The abstractive summary would be:
My mother bought a ripe apple from the store.
We will certainly be seeing more usage of extractive summarization initially, but customers will ultimately lean more towards abstractive summarization as it becomes available, depending on the use case.
Customization Experience:
Over the next year, there will be an increasing focus on the customization experience within the NLP space. Businesses globally are continuously integrating NLP into their business pipeline. However, each business works in a slightly different part of NLP, where vernacular and context in one industry means something completely different in another.
To ensure that they are achieving the highest accuracy within their domain, businesses will have to embed a layer of customization for sentiment analysis and text classification. This requires training a machine learning model to increase accuracy.

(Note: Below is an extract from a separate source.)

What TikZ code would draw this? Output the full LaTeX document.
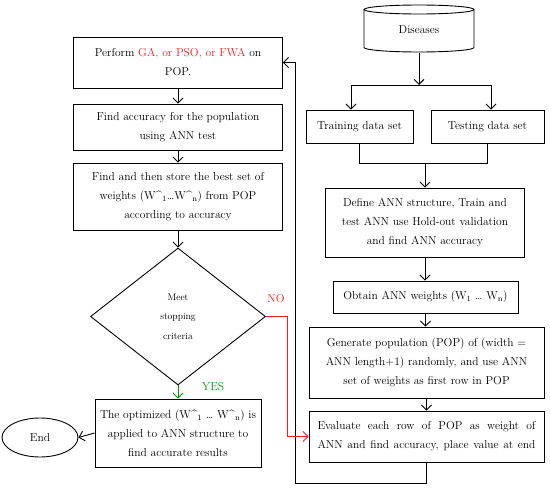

But both of these features require work on the customer end to collect, label and upload training data. Many NLP solutions today require a large number of examples per label for the machine learning model. In addition, the value of the custom model may not be fully recognized even after collecting and building the training file. And if the training file was not built correctly or there was an error in labeling the data, the results will be less accurate.
Therefore, it is extremely important to provide a customization experience for customers that allows them to focus more on improving the machine learning model rather than spending countless hours collecting and labeling data. To help you prioritize your time, Watson NLP learns more from less data. In 2020, IBM released a new, more accurate natural language understanding (NLU) model in IBM watsonx Assistant for intent classification, as well as new NLP advancements within IBM watsonx Assistant and Watson Discovery.
While the COVID-19 pandemic set many businesses back, the NLP space remains a strong backbone of AI. 2020 has brought about creative and innovative use cases for NLP, including our partnerships with the Weather Channel, That’s Debatable, the US Open and ESPN Fantasy Football. We expect to see similar, if not higher, growth in the coming year.